So I thought I'd try the Dave Ramsey Baby Steps, starting on #4. Except I have some problems:
• My brother expects me to be in Osaka to see him get married next February
Partial Solution: go solo and save 60% in projected expenses. Do I really want to bring a seven-year-old with me on a lengthy flight? Or rationalize that a once-in-a-lifetime combination of seeing my only surviving sibling marry in a country/continent I've never visited is very worth getting into a bit of temporary debt
• I have planned to update my upstairs bathroom, and would prefer not to go into debt to do it
Partial Solution: get into the mindset of "it's not really debt if I put half down and pay the remainder within six months, knowing that I have four times the remainder in my emergency funds"
• Distribution of the cash flow would be optimized if I pushed as much money toward the Roth as I can before my current contract expires -- it doesn't offer me a 401(k) plan, whereas I am instantly eligible to participate in the next contract.
Partial Solution: Start contributing $150/week to Roth until contract starts, then start putting 10% in 401(k). With the first thousand deposited into the Roth, increment the percentage contributed to the 401(k) by 1, and cut the Roth IRA contribution down to $100. It's harder this year, getting that extra thousand. Also, according to two retirement calculators, one at choose to save, and the other at MSN Money, I DON'T have to save 15% of my pretax income. I need save only 9.46%, so that lets me maximize my Roth IRA and lower my 401(k) contributions to 9%. The 15% must be for people who are starting fresh, yet still expect to see Social Security.
• I have gone over my budget several times, and whereas many people in reasonably-priced cities might gasp and point fingers at what we pay for in Gloomtopia, it is a considerable challenge for the overscheduled and underorganized to knock down expenses by 10%. I have to wait for the cell phone contract to expire, cats to die, garden yields to increase, boy to mature out of requiring supervision. I might even have to cut down on my health regimen.
Dave Ramsey doesn't know my life. He doesn't know how haphazardly I've hopscotched along the retirement/pay off home/big childcare/college funding/home improvement/energy savings mosaic of financial planning. People don't get married a whole ocean away, don't buy homes so antiquated Lucy Ricardo and June Cleaver would feel right at home in because that's all they could comfortably afford (3x gross income, mtg pymt 25% of gross) at the time (which was two years after the very best time to purchase in the 1990s), don't develop life-threatening pregnancy complications that later rob them of their eyesight, don't save up for replacement items and landscaping and sustainability and inflation all at once.

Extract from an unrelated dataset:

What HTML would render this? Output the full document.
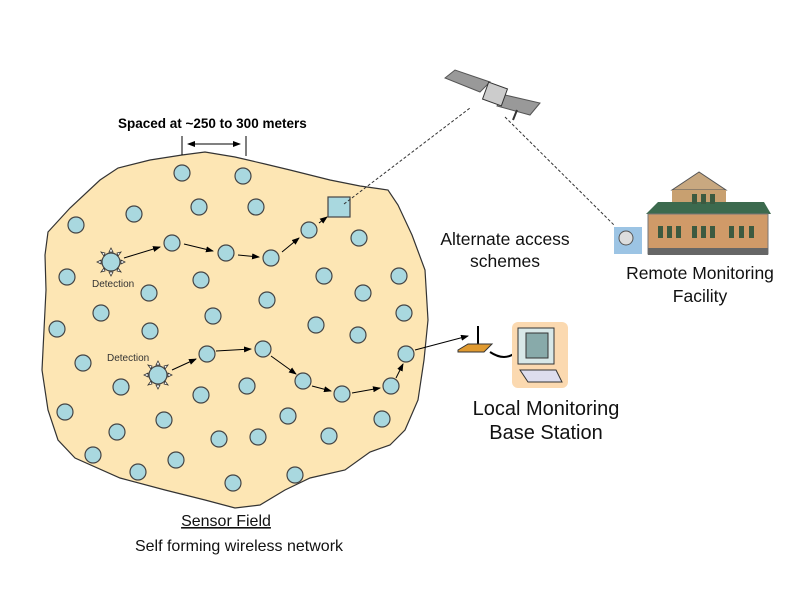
<!DOCTYPE html>
<html><head><style>body{margin:0;background:#fff}svg{display:block}</style></head><body>
<svg width="800" height="600" viewBox="0 0 800 600" xmlns="http://www.w3.org/2000/svg" font-family="Liberation Sans, sans-serif">
<defs><marker id="a" markerWidth="8" markerHeight="6" refX="7" refY="3" orient="auto-start-reverse"><path d="M0,0L8,3L0,6z" fill="#000"/></marker></defs>
<path d="M48,232 L70,208 L100,180 L118,168 L150,160 L182,155 L205,152 L235,157 L265,164 L290,170 L330,180 L360,186 L388,190 L398,205 L412,235 L425,270 L428,320 L424,360 L418,400 L405,430 L390,445 L370,452 L345,470 L310,478 L285,490 L260,505 L235,508 L205,500 L165,490 L120,478 L75,458 L58,440 L48,410 L42,370 L44,330 L46,290 L45,255 Z" fill="#fde6b4" stroke="#333" stroke-width="1.2"/>
<g fill="#a9d8df" stroke="#444" stroke-width="1.2">
<circle cx="182" cy="173" r="8"/><circle cx="243" cy="176" r="8"/><circle cx="199" cy="207" r="8"/><circle cx="256" cy="207" r="8"/><circle cx="134" cy="214" r="8"/><circle cx="76" cy="225" r="8"/><circle cx="172" cy="243" r="8"/><circle cx="226" cy="253" r="8"/><circle cx="271" cy="258" r="8"/><circle cx="309" cy="230" r="8"/><circle cx="359" cy="238" r="8"/><circle cx="67" cy="277" r="8"/><circle cx="201" cy="280" r="8"/><circle cx="149" cy="293" r="8"/><circle cx="267" cy="300" r="8"/><circle cx="324" cy="276" r="8"/><circle cx="363" cy="293" r="8"/><circle cx="399" cy="276" r="8"/><circle cx="404" cy="313" r="8"/><circle cx="101" cy="313" r="8"/><circle cx="213" cy="316" r="8"/><circle cx="57" cy="329" r="8"/><circle cx="150" cy="331" r="8"/><circle cx="316" cy="325" r="8"/><circle cx="358" cy="335" r="8"/><circle cx="207" cy="354" r="8"/><circle cx="263" cy="349" r="8"/><circle cx="83" cy="363" r="8"/><circle cx="121" cy="387" r="8"/><circle cx="247" cy="386" r="8"/><circle cx="201" cy="395" r="8"/><circle cx="303" cy="381" r="8"/><circle cx="342" cy="394" r="8"/><circle cx="391" cy="386" r="8"/><circle cx="406" cy="354" r="8"/><circle cx="65" cy="412" r="8"/><circle cx="164" cy="420" r="8"/><circle cx="288" cy="416" r="8"/><circle cx="382" cy="419" r="8"/><circle cx="117" cy="432" r="8"/><circle cx="219" cy="439" r="8"/><circle cx="258" cy="437" r="8"/><circle cx="329" cy="436" r="8"/><circle cx="93" cy="455" r="8"/><circle cx="176" cy="460" r="8"/><circle cx="138" cy="472" r="8"/><circle cx="233" cy="483" r="8"/><circle cx="295" cy="475" r="8"/>
<circle cx="111" cy="262" r="9"/><circle cx="158" cy="375" r="9"/>
<rect x="328" y="197" width="22" height="20"/>
</g>
<g fill="#fff" stroke="#333" stroke-width="0.8">
<path d="M111,248l2,4h-4z M111,276l2,-4h-4z M97,262l4,2v-4z M125,262l-4,2v-4z M101,252l4,1l-1,3z M121,252l-4,1l1,3z M101,272l4,-1l-1,-3z M121,272l-4,-1l1,-3z"/>
<path d="M158,361l2,4h-4z M158,389l2,-4h-4z M144,375l4,2v-4z M172,375l-4,2v-4z M148,365l4,1l-1,3z M168,365l-4,1l1,3z M148,385l4,-1l-1,-3z M168,385l-4,-1l1,-3z"/>
</g>
<g stroke="#000" stroke-width="1" fill="none" marker-end="url(#a)">
<line x1="124" y1="258" x2="160" y2="247"/><line x1="184" y1="244" x2="213" y2="251"/><line x1="238" y1="255" x2="259" y2="257"/><line x1="282" y1="252" x2="299" y2="238"/><line x1="319" y1="223" x2="327" y2="217"/>
<line x1="172" y1="370" x2="196" y2="359"/><line x1="216" y1="351" x2="251" y2="349"/><line x1="271" y1="356" x2="296" y2="374"/><line x1="312" y1="386" x2="331" y2="391"/><line x1="352" y1="393" x2="380" y2="388"/><line x1="396" y1="378" x2="403" y2="364"/><line x1="415" y1="350" x2="468" y2="336"/>
</g>
<g stroke="#333" stroke-width="1" stroke-dasharray="3,2" fill="none"><line x1="344" y1="204" x2="470" y2="108"/><line x1="505" y1="117" x2="615" y2="226"/></g>
<g stroke="#000" stroke-width="1"><line x1="182" y1="136" x2="182" y2="155"/><line x1="246" y1="136" x2="246" y2="156"/><line x1="188" y1="144" x2="240" y2="144" marker-end="url(#a)" marker-start="url(#a)"/></g>
<g transform="translate(445,70)"><path d="M0,8L10,0L45,12L35,22Z M60,25L95,33L85,45L52,36Z" fill="#999" stroke="#555"/><rect x="40" y="15" width="20" height="18" fill="#ccc" stroke="#333" transform="rotate(20 50 24)"/><line x1="72" y1="40" x2="68" y2="50" stroke="#333" stroke-width="2"/></g>
<g transform="translate(614,172)"><rect x="0" y="55" width="28" height="27" fill="#9cc4e4"/><circle cx="12" cy="66" r="7" fill="#ddd" stroke="#555"/>
<path d="M85,0L58,18H112Z" fill="#c8a880" stroke="#555"/><rect x="58" y="18" width="54" height="15" fill="#c8a070"/><path d="M32,42L44,30H150L157,42Z" fill="#3c6a4e"/><rect x="34" y="42" width="120" height="40" fill="#d09a68" stroke="#777"/><rect x="34" y="76" width="120" height="7" fill="#666"/>
<g fill="#3c5a40"><rect x="44" y="54" width="5" height="12"/><rect x="53" y="54" width="5" height="12"/><rect x="62" y="54" width="5" height="12"/><rect x="78" y="54" width="5" height="12"/><rect x="87" y="54" width="5" height="12"/><rect x="96" y="54" width="5" height="12"/><rect x="115" y="54" width="5" height="12"/><rect x="125" y="54" width="5" height="12"/><rect x="135" y="54" width="5" height="12"/><rect x="78" y="22" width="5" height="10"/><rect x="87" y="22" width="5" height="10"/><rect x="96" y="22" width="5" height="10"/></g></g>
<g><line x1="478" y1="326" x2="478" y2="348" stroke="#000" stroke-width="2"/><path d="M458,350L468,344H492L484,352H458Z" fill="#e09a30" stroke="#333"/><path d="M490,352Q505,362 516,352" stroke="#000" stroke-width="2" fill="none"/>
<rect x="512" y="322" width="56" height="66" rx="6" fill="#fbd9b0"/><rect x="518" y="328" width="36" height="36" fill="#d8e8e8" stroke="#333"/><rect x="526" y="333" width="22" height="25" fill="#8aa" stroke="#333"/><path d="M520,370H556L562,382H528Z" fill="#dde" stroke="#333"/></g>
<text x="118" y="128" font-size="13.5" font-weight="bold">Spaced at  ~250 to 300 meters</text>
<text x="92" y="287" font-size="10" fill="#333">Detection</text>
<text x="107" y="361" font-size="10" fill="#333">Detection</text>
<g font-size="17.5" text-anchor="middle" fill="#111"><text x="505" y="245">Alternate access</text><text x="505" y="267">schemes</text><text x="700" y="279">Remote Monitoring</text><text x="700" y="302">Facility</text></g>
<g font-size="16" text-anchor="middle" fill="#111"><text x="226" y="526" text-decoration="underline">Sensor Field</text><text x="239" y="551">Self forming wireless network</text></g>
<g font-size="20" text-anchor="middle" fill="#111"><text x="546" y="415">Local Monitoring</text><text x="546" y="439">Base Station</text></g>
</svg>
</body></html>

They don't parachute into environments where bubbles are the norm, nor do what everyone else is doing because they don't know any better or haven't ever had disposable income before.

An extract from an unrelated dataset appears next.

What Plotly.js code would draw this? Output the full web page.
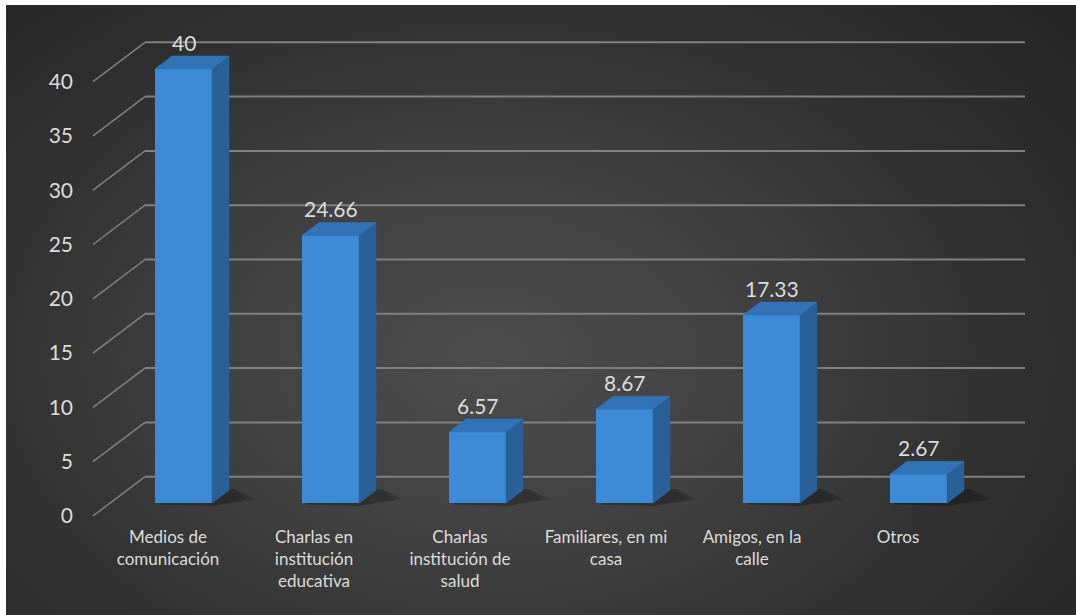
<!DOCTYPE html>
<html><head><meta charset="utf-8">
<script src="https://cdn.plot.ly/plotly-3.0.1.min.js"></script>
<style>
html,body{margin:0;padding:0;background:#fff;}
#wrap{position:relative;width:1076px;height:615px;background:#fff;overflow:hidden;}
#bg{position:absolute;left:6px;top:5px;width:1070px;height:610px;
  background:radial-gradient(ellipse 70% 85% at 45% 58%, #4c4c4c 0%, #414141 35%, #303030 70%, #262626 100%);}
#chart{position:absolute;left:0;top:0;width:1076px;height:615px;}
</style></head><body>
<div id="wrap"><div id="bg"></div><div id="chart"></div></div>
<script>
// ---- data ----
const categories = ["Medios de<br>comunicación","Charlas en<br>institución<br>educativa","Charlas<br>institución de<br>salud","Familiares, en mi<br>casa","Amigos, en la<br>calle","Otros"];
const values = [40, 24.66, 6.57, 8.67, 17.33, 2.67];
const valueLabels = ["40","24.66","6.57","8.67","17.33","2.67"];
const yTicks = [0,5,10,15,20,25,30,35,40];
const yTickText = ["0","5","10","15","20","25","30","35","40"];

// ---- layout geometry (pixels) ----
const W=1076, H=615, mL=6, mR=0, mT=5, mB=90;
const plotBottom = H - mB, plotTop = mT;
const pxPerCat = 147, cat0 = 183.5;        // bar centres
const pxPerUnit = 10.86, barBase = 503.3;  // bar front face base
const backBase = 476.7, frontBase = 516;   // back wall / front edge base
const labPerCat = 146, lab0 = 168;         // category labels
const px2x = p => (p - cat0) / pxPerCat;
const backOff = (barBase - backBase) / pxPerUnit;
const frontOff = (barBase - frontBase) / pxPerUnit;
const xBack0 = px2x(145), xBack1 = px2x(1025), xFront = px2x(93);
const hw = 57 / pxPerCat / 2;
const dxu = 17 / pxPerCat, dyu = 13 / pxPerUnit;

const idx = categories.map((c,i)=>i);
const textColor = '#dcdcdc';
const font = 'Lato, "Open Sans", sans-serif';

// gridlines & diagonals as shapes beneath bars
const shapes = [];
yTicks.forEach(t=>{
  shapes.push({type:'line', layer:'below', xref:'x', yref:'y', x0:xBack0, x1:xBack1, y0:t+backOff, y1:t+backOff,
    line:{color:'#808080', width:2}});
  shapes.push({type:'line', layer:'below', xref:'x', yref:'y', x0:xFront, x1:xBack0, y0:t+frontOff, y1:t+backOff,
    line:{color:'#808080', width:1.5}});
});
// soft shadows at bar bases
idx.forEach(i=>{
  const xl=i-hw, xr=i+hw;
  [[0.16,0.1],[0.12,0.04]].forEach(([op,ext])=>{
    shapes.push({type:'path', layer:'below', xref:'x', yref:'y',
      path:`M${xl+0.03},${-0.1} L${xr},${-0.25} L${xr+dxu+ext+0.08},${dyu*0.3} L${xr+dxu+0.04},${dyu*1.1} L${xl+dxu},${dyu} Z`,
      fillcolor:`rgba(0,0,0,${op})`, line:{width:0}});
  });
});

// side and top faces
const sideX=[], sideY=[], topX=[], topY=[];
idx.forEach(i=>{
  const v=values[i], xl=i-hw, xr=i+hw;
  sideX.push(xr, xr+dxu, xr+dxu, xr, xr, null);
  sideY.push(0, dyu, v+dyu, v, 0, null);
  topX.push(xl, xl+dxu, xr+dxu, xr, xl, null);
  topY.push(v, v+dyu, v+dyu, v, v, null);
});

const traces = [
  {type:'bar', x:idx, y:values, width:2*hw, marker:{color:'#3d8bd6', line:{width:0}}, hoverinfo:'skip', showlegend:false},
  {type:'scatter', x:sideX, y:sideY, mode:'lines', fill:'toself', fillcolor:'#2a6098', line:{width:0.5,color:'#2a6098'}, hoverinfo:'skip', showlegend:false},
  {type:'scatter', x:topX, y:topY, mode:'lines', fill:'toself', fillcolor:'#3173b6', line:{width:0.5,color:'#3173b6'}, hoverinfo:'skip', showlegend:false},
  {type:'scatter', x:idx, y:values, xaxis:'x2', yaxis:'y2', mode:'markers', marker:{opacity:0}, hoverinfo:'skip', showlegend:false}
];

const annotations = idx.map(i=>({x:i, y:values[i], xref:'x', yref:'y', text:valueLabels[i], showarrow:false,
  yshift:26.5, xanchor:'center', yanchor:'middle', font:{family:font, size:21, color:textColor}}));

const layout = {
  width:W, height:H, margin:{l:mL, r:mR, t:mT, b:mB, pad:0},
  paper_bgcolor:'rgba(0,0,0,0)', plot_bgcolor:'rgba(0,0,0,0)',
  showlegend:false, bargap:0,
  xaxis:{range:[px2x(mL), px2x(W-mR)], showgrid:false, zeroline:false, showline:false, showticklabels:false, ticks:'', fixedrange:true},
  yaxis:{range:[(barBase-plotBottom)/pxPerUnit, (barBase-plotTop)/pxPerUnit], showgrid:false, zeroline:false, showline:false, showticklabels:false, ticks:'', fixedrange:true},
  xaxis2:{overlaying:'x', anchor:'y', side:'bottom',
    range:[(mL-lab0)/labPerCat, (W-mR-lab0)/labPerCat],
    tickmode:'array', tickvals:idx, ticktext:categories, showgrid:false, zeroline:false, showline:false, ticks:'',
    tickfont:{family:font, size:17, color:textColor}, fixedrange:true},
  yaxis2:{overlaying:'y', anchor:'free', position:(73-mL)/(W-mL-mR), side:'left',
    range:[(frontBase-plotBottom)/pxPerUnit, (frontBase-plotTop)/pxPerUnit],
    tickmode:'array', tickvals:yTicks, ticktext:yTickText, showgrid:false, zeroline:false, showline:false, ticks:'',
    tickfont:{family:font, size:21, color:textColor}, fixedrange:true},
  shapes:shapes, annotations:annotations
};
Plotly.newPlot('chart', traces, layout, {displayModeBar:false, staticPlot:true});
</script>
</body></html>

I don't like debt, maybe I don't loathe/hate/despise it as much as Ramsey does. Maybe I've dipped into the HELOC, gotten a vehicle loan at 2.9% APR. But I haven't intentionally missed a payment, nor carried a balance on my credit cards since 2002.
Maybe when it comes to improving the value of an asset or leveraging for a greater gain I put down my mace and shield and learn to love my liabilities. Or do what I can to increase my salary this year. That might mean stop volunteering at my son's school.

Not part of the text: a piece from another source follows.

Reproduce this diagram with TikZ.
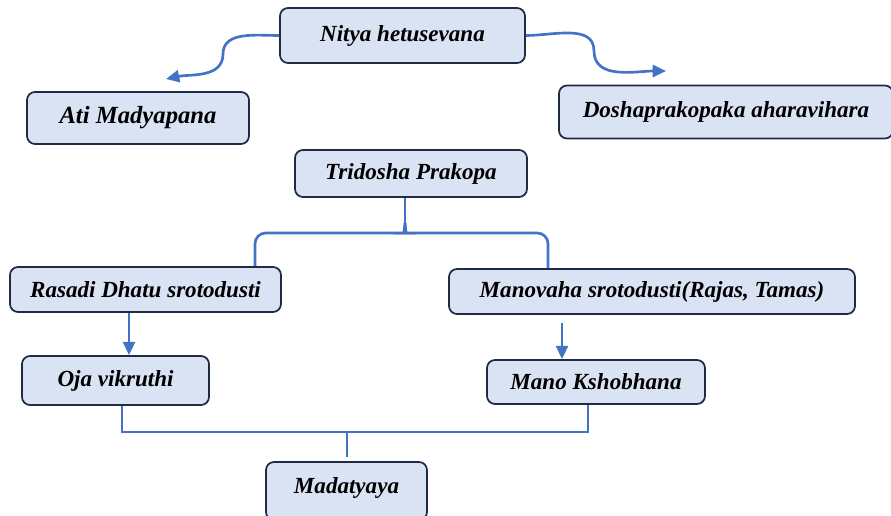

I fear the myriad of financial goals means making difficult choices, or learning to prioritize/plan down to the hour my money-saving healthful financial moves and household activities. Sometimes I feel enmeshed in a web of my own devising, only I had thought everything I did was a good idea at the time, or thought I was doing the best I could. No. Taking eleven years to complete Ramsey's baby step #3 of building four months of expenses because I was trying to do #2, #4, #5, and #6 all at once in a frantic race to catch up to the middle class is not doing the best I can. Even if my net worth went up thirty-six times in those eleven years.
Ratios to Aim For:
Assets: Liabilities 4:1
Liabilities: Liquid Assets 4:1
Where I am now:
Assets: Liabilities 3.75:1
Liabilities: Liquid Assets 4.66:1
The Zen books on Abundance can't get into my hands fast enough
April 27th, 2008 at 07:04 pm

April 28th, 2008 at 04:42 am
I also believe in taking advantage of once-in-a-lifetime experiences. If you don't go to your brother's wedding, you may regret it all your life. Only you know whether that is true, of course.
April 28th, 2008 at 06:20 am
April 28th, 2008 at 04:12 pm
Oh yeah, and don't forget to breathe! You have a lot on your plate. Dave Ramsey is not your boss! Use whatever ideas he has that are useful to your situation, and forget about the parts that are not.